During December, the PE sector once again saw the biggest price reductions with L/LDPE notations tumbling by around €300/tonne compared with prices in late November. The downward spiral for PP and PS prices gathered pace and PVC also showed substantial discounting. There was some slight relief for PET sellers, however, with the rate of price decline moderating during the final month of 2008.
Demand picked up a little in some sectors during December but was still well below what would normally be expected. This may be explained by the short production month rather than any real restocking on the part of converters. In any event, it seems the bottom of the market - in both pricing and demand terms - may not yet have been reached.
L/LDPE prices almost halved over final quarter
Late November settlements saw further massive price reductions for L/LDPE and the downward side continued into early December trading, with notations falling €90-100/tonne. Price slippage was not quite as pronounced for LLDPE, with low-density grades quite unusually costing slightly more in December than their LDPE counterpart. Polymer sales remained extremely weak in December as the economic downturn cut end user demand and severely reduced converter needs for additional material. Many converters planned to close early in December for an extended holiday period, given the downturn in demand and the very limited order intake that was expected after mid-month. Material availability remains long as the polymer production cutbacks are taking time to feed through into industry stock levels. The Q1 ethylene contract price is expected to be settled at a much lower level, however, the immediate price outlook is uncertain.
HDPE continues on its downward price path
The downward slide in HDPE prices gathered pace during the last week of November, although price reductions started to moderate over the first two weeks of December. Film and blow moulding grades saw the biggest falls, with notations down by €270/tonne and €240/tonne respectively since late November. There is, however, an enormous variation in current prices between different customers and geographic locations across Europe. Long supply still overhung the market at the close of the year despite production cutbacks. However, arbitrage opportunities have been closed off as Asian PE prices started to move higher. Polymer demand was also a little better than in the previous two months. Suppliers will be hoping for a price rollover this month as they have made massive stock losses over the final three months of last year.
PP plunges as demand remains very weak
PP prices dropped further in late November trading and the fall gathered pace during the first two weeks of December. Demand remained extremely weak, while measures by producers to reduce polymer production have not yet fed through into lower inventories. Producers were said to be offering sizeable price concessions to reduce industry stocks. However, the volume of imports arriving from the Middle East and Asia declined following a rise in Asian PP prices in December. Polymer grade propylene is extremely long, which has prompted a growing expectation among market participants that the C2 contract price for Q1 will plummet. If these circumstances materialise, it is possible that PP notations will decline further in January.
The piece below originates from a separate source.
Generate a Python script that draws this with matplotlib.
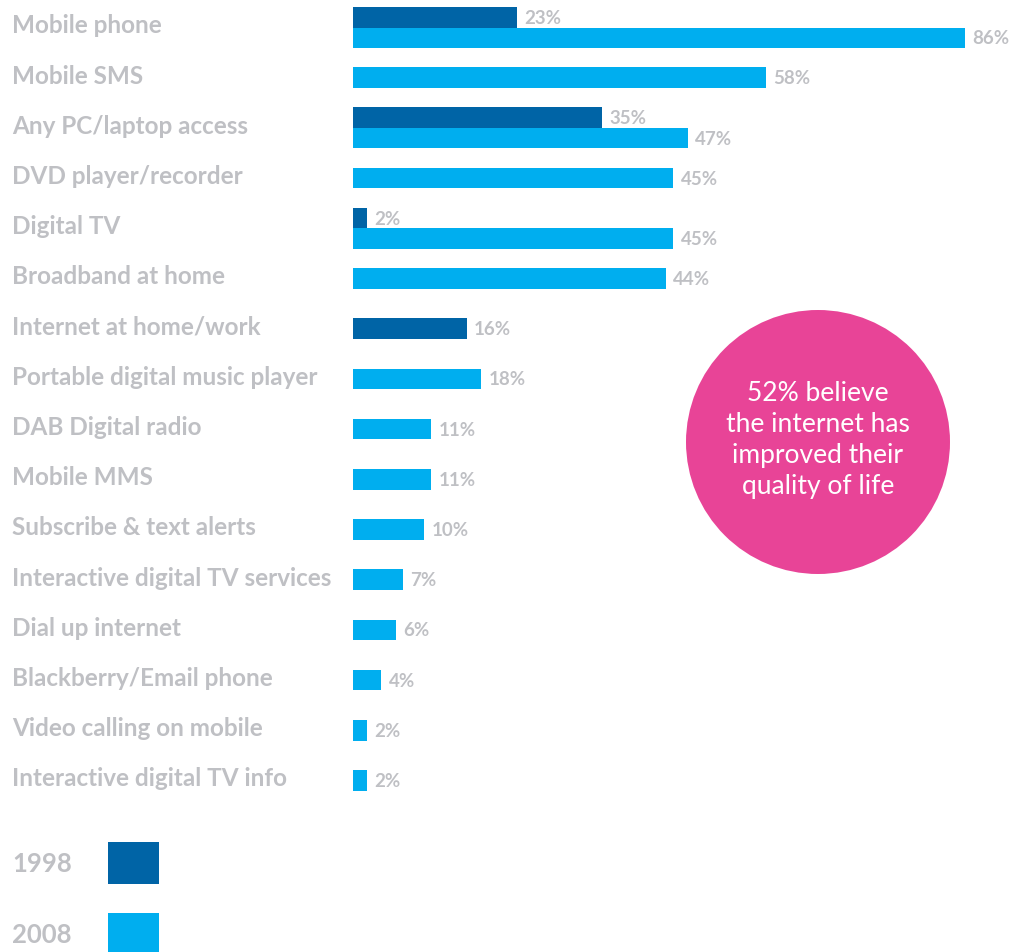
import numpy as np
import matplotlib
matplotlib.use("Agg")
import matplotlib.pyplot as plt
from matplotlib.transforms import blended_transform_factory
from matplotlib.patches import Rectangle, Circle

categories = ['Mobile phone', 'Mobile SMS', 'Any PC/laptop access', 'DVD player/recorder',
              'Digital TV', 'Broadband at home', 'Internet at home/work',
              'Portable digital music player', 'DAB Digital radio', 'Mobile MMS',
              'Subscribe & text alerts', 'Interactive digital TV services',
              'Dial up internet', 'Blackberry/Email phone', 'Video calling on mobile',
              'Interactive digital TV info']
y1998 = [23, None, 35, None, 2, None, 16, None, None, None, None, None, None, None, None, None]
y2008 = [86, 58, 47, 45, 45, 44, None, 18, 11, 11, 10, 7, 6, 4, 2, 2]
years = ['1998', '2008']
note = '52% believe\nthe internet has\nimproved their\nquality of life'

dark = '#0064a6'
light = '#00aeef'
pink = '#e84497'
grey = '#bfc0c4'
font = 'Lato'

W, H = 1012, 953
fig = plt.figure(figsize=(W / 100, H / 100), dpi=100)

# axes: x=0 at pixel 353, 1% ~ 7.12 px ; rows every ~50.2 px
px_per = 7.12
row_px = 50.2
row0 = 28.5
ax = fig.add_axes([353 / W, 0, 1 - 353 / W, 1])
ax.set_xlim(0, (W - 353) / px_per)
ax.set_ylim((H - row0) / row_px, -row0 / row_px)
ax.axis('off')

h = 0.41
for i, (a, b) in enumerate(zip(y1998, y2008)):
    if a is not None and b is not None:
        ya, yb = i - h / 2, i + h / 2
    else:
        ya = yb = i
    if a is not None:
        ax.barh(ya, a, height=h, color=dark, linewidth=0)
        ax.text(a + 1.0, ya, f'{a}%', color=grey, fontsize=13.5, fontweight='bold',
                family=font, va='center', ha='left')
    if b is not None:
        ax.barh(yb, b, height=h, color=light, linewidth=0)
        ax.text(b + 1.0, yb, f'{b}%', color=grey, fontsize=13.5, fontweight='bold',
                family=font, va='center', ha='left')

tr = blended_transform_factory(fig.transFigure, ax.transData)
for i, c in enumerate(categories):
    ax.text(12 / W, i - 0.05, c, transform=tr, color=grey, fontsize=17.5, fontweight='bold',
            family=font, va='center', ha='left')

# pink circle with note
circ = Circle((818, H - 443), 132, transform=None, color=pink, linewidth=0)
fig.patches.append(circ)
fig.text(818 / W, 1 - 440 / H, note, color='white', fontsize=19, family=font,
         ha='center', va='center', linespacing=1.3)

# legend
for k, (lab, col, yc) in enumerate(zip(years, [dark, light], [864, 935])):
    fig.text(12 / W, 1 - yc / H, lab, color=grey, fontsize=18.5, fontweight='bold',
             family=font, ha='left', va='center')
    fig.patches.append(Rectangle((108, H - yc - 21), 51, 42, transform=None,
                                 color=col, linewidth=0))

fig.savefig('out.png', dpi=100)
PS supply shortens as production cutbacks impact
PS notations plummeted again in December after a drop in the average SM contract price of €50/tonne. Over the final two months of the year PS prices fell by around €400/tonne.
PS demand recovered slightly in December after a disastrous previous two months. This may have been due to converter stock building, encouraged by prices which now stand at much lower levels. Resin production cutbacks appear to have tightened PS supply, with some producers reporting they had difficulty meeting orders during December. With benzene prices collapsing and further downward pressure on SM likely in January, it is difficult to see prices bottoming out this month unless demand recovers sharply.
PVC prices slide further as demand evaporates
PVC prices continued to slide during December despite a brave attempt by some sellers to call for a rollover. Notations dropped by around €80-90/tonne during the first two weeks of the month, with a distinct possibility that prices could slip even further prior to the holiday period as sellers seek to offload surplus stocks. PVC demand virtually dried up in December due to severe de-stocking by converters. Key end use sectors for PVC, such as the automotive industry and construction, are being badly hit by the downturn in the European economy. Producers are reducing plant operating rates and temporarily shutting down some PVC facilities in order to reduce stocks into line with lower levels of demand. SolVin has two plants down, including the Martorell plant in Spain. LVM has closed down some of its lines at Mazingarbe in France. Some PVC sellers have indicated they will ask for a price rollover this month.
PET prices may be close to bottoming
In December, the downturn in bottle-grade PET prices appeared to be slowing down. Following a triple-digit price decline in November, PET resin prices fell by a relatively modest €50-60/tonne last month. The price reduction was less than the impact on PET production costs of feedstock cost development, which gave producers much needed margin improvement. The PET resin sector has been dogged by late and contested settlements in the PX contract price in recent months. Last month there were reports that Invista had agreed a PX contract at €60/tonne lower than the working number being used as a basis for negotiating PET prices. This apparently prompted buyers to return to their suppliers and demand a review of last month's deals. The measures taken by PET producers to reduce output appeared to be bearing fruit with industry stock levels starting to shorten. Meanwhile, demand remained extremely weak in December with important market sectors like bottled water and juices going into winter hibernation. Some converters are believed to be operating their production lines at rates of around 50% of normal levels.